══ TASK INPUTS ══
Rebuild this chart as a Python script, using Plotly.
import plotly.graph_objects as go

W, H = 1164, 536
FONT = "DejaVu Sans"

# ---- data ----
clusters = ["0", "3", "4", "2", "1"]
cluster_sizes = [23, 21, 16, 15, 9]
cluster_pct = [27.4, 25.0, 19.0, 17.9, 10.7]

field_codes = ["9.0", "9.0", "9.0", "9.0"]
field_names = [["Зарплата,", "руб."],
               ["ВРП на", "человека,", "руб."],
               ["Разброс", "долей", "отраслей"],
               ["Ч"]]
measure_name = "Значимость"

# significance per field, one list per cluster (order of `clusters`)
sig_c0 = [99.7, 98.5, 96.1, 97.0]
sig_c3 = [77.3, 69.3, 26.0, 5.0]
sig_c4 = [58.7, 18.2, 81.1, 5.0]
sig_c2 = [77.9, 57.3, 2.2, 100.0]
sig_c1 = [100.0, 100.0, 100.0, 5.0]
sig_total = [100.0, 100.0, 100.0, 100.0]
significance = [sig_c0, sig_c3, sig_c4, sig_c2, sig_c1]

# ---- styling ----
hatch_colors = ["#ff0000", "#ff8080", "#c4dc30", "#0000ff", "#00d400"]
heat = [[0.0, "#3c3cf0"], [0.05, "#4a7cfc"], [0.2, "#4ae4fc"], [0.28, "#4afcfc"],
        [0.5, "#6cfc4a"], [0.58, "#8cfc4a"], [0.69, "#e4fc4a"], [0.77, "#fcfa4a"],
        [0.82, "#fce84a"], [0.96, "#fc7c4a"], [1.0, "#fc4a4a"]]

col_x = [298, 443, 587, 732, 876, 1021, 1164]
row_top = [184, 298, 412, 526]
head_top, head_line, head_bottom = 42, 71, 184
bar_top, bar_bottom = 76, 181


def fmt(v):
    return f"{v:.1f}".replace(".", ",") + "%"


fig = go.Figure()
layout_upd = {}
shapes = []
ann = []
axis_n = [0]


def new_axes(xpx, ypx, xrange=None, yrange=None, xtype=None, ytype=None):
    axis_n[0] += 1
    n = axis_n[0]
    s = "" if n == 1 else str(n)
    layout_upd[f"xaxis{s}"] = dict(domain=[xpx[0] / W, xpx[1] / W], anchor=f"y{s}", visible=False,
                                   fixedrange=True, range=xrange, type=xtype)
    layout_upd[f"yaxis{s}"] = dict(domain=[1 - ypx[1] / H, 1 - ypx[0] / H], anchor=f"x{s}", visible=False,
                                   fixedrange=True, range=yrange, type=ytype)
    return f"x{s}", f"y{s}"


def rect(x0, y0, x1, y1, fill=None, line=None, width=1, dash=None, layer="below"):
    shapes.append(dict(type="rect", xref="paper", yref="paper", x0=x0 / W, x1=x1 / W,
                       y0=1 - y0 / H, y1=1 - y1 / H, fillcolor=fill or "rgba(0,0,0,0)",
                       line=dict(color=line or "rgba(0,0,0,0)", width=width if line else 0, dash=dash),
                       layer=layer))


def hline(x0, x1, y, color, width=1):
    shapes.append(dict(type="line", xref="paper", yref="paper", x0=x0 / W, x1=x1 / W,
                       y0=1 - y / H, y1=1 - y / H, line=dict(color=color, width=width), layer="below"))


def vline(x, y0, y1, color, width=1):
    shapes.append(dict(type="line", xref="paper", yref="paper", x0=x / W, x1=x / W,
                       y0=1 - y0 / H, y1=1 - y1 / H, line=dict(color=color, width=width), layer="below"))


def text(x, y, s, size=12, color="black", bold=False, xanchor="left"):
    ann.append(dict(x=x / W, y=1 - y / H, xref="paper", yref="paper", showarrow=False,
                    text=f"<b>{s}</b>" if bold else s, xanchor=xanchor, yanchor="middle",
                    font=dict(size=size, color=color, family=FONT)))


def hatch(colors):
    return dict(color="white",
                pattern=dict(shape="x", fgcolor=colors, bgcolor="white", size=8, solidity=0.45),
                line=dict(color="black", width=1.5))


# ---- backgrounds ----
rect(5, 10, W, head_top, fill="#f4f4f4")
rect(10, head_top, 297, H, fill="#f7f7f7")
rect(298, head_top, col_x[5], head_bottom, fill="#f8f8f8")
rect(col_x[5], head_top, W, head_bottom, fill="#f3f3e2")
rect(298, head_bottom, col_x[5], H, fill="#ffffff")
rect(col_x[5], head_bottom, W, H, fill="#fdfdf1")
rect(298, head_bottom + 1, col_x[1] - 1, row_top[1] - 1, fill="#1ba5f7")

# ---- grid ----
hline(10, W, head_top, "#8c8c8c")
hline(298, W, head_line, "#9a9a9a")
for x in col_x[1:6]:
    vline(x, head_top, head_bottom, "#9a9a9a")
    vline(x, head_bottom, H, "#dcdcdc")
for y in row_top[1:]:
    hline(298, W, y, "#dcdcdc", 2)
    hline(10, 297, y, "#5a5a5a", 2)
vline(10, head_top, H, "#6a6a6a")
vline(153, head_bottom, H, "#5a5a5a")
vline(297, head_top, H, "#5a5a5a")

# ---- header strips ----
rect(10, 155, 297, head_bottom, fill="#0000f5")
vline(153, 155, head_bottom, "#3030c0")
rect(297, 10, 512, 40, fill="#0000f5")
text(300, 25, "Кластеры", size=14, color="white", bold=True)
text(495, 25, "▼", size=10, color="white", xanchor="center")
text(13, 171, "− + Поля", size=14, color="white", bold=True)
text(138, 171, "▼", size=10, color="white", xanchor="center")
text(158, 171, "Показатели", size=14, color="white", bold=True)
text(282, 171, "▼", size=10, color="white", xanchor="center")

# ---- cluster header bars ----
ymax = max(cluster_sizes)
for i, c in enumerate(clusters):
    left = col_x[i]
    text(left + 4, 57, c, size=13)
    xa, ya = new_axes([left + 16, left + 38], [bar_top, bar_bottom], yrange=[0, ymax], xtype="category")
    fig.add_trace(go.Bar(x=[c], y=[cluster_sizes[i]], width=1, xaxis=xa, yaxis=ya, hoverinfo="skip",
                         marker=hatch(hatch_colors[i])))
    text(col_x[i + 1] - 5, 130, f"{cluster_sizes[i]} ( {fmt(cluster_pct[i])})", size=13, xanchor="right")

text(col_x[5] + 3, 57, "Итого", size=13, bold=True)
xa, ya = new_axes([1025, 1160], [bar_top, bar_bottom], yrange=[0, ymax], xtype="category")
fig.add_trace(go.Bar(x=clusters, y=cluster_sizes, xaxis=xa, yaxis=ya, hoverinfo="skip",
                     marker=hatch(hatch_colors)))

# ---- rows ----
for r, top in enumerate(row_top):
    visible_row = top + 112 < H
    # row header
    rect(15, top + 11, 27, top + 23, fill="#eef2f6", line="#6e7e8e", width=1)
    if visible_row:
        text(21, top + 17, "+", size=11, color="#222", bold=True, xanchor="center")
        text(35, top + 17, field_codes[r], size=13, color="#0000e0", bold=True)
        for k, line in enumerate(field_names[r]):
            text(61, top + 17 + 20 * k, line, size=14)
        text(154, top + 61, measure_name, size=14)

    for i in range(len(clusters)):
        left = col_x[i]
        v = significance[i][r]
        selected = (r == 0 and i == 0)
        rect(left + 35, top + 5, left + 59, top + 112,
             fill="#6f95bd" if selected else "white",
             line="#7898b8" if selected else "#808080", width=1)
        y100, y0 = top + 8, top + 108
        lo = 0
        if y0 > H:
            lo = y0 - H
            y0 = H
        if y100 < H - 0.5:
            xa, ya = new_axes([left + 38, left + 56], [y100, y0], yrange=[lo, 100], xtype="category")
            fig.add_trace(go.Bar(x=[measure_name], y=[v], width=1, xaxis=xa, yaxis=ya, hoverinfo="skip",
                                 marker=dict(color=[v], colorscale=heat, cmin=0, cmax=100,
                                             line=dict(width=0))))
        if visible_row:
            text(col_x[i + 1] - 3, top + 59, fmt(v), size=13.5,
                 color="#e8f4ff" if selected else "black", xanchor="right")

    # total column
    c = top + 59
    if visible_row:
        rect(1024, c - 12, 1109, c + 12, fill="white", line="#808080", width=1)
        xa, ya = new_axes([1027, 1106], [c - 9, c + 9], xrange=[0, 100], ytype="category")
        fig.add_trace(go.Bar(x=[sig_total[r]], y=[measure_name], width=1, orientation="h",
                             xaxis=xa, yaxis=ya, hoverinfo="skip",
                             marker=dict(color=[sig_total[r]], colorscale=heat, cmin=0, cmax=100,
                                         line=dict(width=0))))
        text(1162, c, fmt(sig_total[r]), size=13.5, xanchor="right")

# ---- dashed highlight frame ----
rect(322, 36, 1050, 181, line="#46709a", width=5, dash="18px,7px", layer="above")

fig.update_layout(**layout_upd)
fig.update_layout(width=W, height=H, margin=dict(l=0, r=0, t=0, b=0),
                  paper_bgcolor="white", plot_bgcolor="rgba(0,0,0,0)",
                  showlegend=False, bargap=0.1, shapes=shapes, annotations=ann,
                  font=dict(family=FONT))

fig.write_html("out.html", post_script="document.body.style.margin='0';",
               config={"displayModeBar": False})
═══
══ TASK INPUTS ══
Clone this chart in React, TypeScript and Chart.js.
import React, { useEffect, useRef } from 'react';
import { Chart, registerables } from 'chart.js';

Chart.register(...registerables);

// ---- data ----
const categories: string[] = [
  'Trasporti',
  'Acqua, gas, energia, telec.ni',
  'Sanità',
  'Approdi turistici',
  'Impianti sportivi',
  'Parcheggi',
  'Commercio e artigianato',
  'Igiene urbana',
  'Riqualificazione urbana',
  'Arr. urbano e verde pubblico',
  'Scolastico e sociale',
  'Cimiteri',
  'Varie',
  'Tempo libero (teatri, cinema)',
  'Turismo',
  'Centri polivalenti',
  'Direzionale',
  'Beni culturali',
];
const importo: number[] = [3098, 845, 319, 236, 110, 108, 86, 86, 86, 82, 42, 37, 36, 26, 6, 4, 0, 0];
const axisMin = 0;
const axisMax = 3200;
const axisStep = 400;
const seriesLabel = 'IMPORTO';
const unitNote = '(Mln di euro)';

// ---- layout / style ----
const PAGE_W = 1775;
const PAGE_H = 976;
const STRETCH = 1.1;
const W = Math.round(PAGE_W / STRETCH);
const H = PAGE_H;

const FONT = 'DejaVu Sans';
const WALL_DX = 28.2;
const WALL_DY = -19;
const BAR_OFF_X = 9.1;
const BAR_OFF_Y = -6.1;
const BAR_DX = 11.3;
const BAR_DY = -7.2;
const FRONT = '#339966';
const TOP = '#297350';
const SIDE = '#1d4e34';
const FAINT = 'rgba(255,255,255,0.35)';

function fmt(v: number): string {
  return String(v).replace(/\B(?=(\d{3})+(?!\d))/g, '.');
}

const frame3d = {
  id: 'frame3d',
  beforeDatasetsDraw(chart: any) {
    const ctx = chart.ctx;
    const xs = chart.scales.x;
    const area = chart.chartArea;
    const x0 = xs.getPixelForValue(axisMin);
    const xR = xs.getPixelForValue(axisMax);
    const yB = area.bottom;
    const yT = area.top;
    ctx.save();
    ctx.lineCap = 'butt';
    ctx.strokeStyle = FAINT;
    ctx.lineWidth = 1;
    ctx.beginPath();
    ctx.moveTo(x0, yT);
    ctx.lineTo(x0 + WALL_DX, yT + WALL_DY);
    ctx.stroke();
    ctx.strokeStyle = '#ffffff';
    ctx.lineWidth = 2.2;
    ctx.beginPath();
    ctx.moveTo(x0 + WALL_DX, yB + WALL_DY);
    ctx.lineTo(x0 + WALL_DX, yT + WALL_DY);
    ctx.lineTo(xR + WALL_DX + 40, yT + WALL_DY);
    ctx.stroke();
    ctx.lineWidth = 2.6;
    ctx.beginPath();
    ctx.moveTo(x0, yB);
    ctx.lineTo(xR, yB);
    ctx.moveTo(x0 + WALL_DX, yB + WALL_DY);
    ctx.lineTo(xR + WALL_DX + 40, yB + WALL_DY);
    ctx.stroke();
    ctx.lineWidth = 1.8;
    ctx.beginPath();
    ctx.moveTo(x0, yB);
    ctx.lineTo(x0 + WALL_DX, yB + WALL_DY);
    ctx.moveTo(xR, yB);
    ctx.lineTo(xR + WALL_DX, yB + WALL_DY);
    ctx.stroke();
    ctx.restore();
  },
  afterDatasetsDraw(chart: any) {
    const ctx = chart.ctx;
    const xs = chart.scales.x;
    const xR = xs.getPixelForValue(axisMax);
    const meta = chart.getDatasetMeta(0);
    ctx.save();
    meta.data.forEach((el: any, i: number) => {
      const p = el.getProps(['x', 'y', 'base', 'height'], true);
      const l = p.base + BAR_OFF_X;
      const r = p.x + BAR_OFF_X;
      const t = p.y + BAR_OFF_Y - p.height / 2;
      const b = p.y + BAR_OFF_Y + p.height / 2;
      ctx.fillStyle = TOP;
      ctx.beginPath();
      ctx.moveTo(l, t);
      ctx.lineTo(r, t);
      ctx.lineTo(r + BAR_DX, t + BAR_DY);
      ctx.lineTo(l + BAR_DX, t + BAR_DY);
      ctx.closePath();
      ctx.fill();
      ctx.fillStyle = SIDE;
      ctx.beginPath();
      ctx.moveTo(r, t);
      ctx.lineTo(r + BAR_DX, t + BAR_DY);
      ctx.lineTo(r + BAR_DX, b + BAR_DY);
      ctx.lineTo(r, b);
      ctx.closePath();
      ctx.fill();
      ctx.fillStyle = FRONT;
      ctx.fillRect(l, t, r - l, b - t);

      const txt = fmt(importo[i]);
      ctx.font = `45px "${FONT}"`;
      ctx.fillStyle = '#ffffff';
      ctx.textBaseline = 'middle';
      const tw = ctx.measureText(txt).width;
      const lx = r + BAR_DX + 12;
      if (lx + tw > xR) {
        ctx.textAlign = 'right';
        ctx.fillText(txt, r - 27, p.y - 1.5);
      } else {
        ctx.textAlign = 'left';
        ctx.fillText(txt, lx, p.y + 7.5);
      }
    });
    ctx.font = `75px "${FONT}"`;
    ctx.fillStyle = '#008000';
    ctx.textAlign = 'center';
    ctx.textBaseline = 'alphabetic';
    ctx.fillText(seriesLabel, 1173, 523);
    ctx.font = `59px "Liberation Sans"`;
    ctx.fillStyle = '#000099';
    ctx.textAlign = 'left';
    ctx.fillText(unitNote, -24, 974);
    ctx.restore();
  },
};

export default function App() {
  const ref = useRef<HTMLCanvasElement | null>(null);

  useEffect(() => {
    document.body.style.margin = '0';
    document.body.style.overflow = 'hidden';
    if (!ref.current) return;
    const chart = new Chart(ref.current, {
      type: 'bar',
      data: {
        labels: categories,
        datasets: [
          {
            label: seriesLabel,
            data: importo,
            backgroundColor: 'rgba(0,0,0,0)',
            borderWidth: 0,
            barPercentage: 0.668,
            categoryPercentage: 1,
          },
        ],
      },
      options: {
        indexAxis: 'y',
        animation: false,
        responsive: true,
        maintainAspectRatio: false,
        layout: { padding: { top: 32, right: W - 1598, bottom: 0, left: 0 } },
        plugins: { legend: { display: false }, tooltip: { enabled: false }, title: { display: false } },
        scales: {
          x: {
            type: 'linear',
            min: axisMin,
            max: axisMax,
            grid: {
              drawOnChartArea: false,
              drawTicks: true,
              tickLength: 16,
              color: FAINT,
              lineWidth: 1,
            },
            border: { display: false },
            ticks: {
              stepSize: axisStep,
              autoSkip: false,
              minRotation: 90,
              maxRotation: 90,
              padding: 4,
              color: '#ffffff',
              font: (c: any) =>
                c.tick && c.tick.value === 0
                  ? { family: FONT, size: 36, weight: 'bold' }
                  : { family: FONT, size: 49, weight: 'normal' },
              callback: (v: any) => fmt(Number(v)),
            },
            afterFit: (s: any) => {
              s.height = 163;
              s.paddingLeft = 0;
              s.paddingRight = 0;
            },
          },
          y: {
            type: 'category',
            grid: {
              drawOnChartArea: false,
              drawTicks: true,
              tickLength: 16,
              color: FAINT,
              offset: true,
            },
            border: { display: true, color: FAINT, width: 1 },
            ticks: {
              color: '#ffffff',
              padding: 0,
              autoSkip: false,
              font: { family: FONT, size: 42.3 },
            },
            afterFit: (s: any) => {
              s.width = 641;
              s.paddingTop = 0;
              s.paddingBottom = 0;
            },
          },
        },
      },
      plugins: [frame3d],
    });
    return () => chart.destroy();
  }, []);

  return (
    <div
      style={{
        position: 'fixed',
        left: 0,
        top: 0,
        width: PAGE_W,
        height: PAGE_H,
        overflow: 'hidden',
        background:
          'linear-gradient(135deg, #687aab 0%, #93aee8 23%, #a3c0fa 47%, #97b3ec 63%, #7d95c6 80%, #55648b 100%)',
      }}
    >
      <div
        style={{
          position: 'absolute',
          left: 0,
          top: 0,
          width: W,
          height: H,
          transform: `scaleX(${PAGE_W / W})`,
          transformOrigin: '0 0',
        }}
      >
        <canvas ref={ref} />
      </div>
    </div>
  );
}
═══
_SHORT EXERCISE_
Within the listing above, locate the line containing "Rebuild this chart" and the line containing "cluster_pct = [27.4, 25.0, 19.0, 17.9, 10.7]". Reproduce those two lines and all lines between them exactly, with nothing added.

_EXERCISE RESPONSE_
Rebuild this chart as a Python script, using Plotly.
import plotly.graph_objects as go

W, H = 1164, 536
FONT = "DejaVu Sans"

# ---- data ----
clusters = ["0", "3", "4", "2", "1"]
cluster_sizes = [23, 21, 16, 15, 9]
cluster_pct = [27.4, 25.0, 19.0, 17.9, 10.7]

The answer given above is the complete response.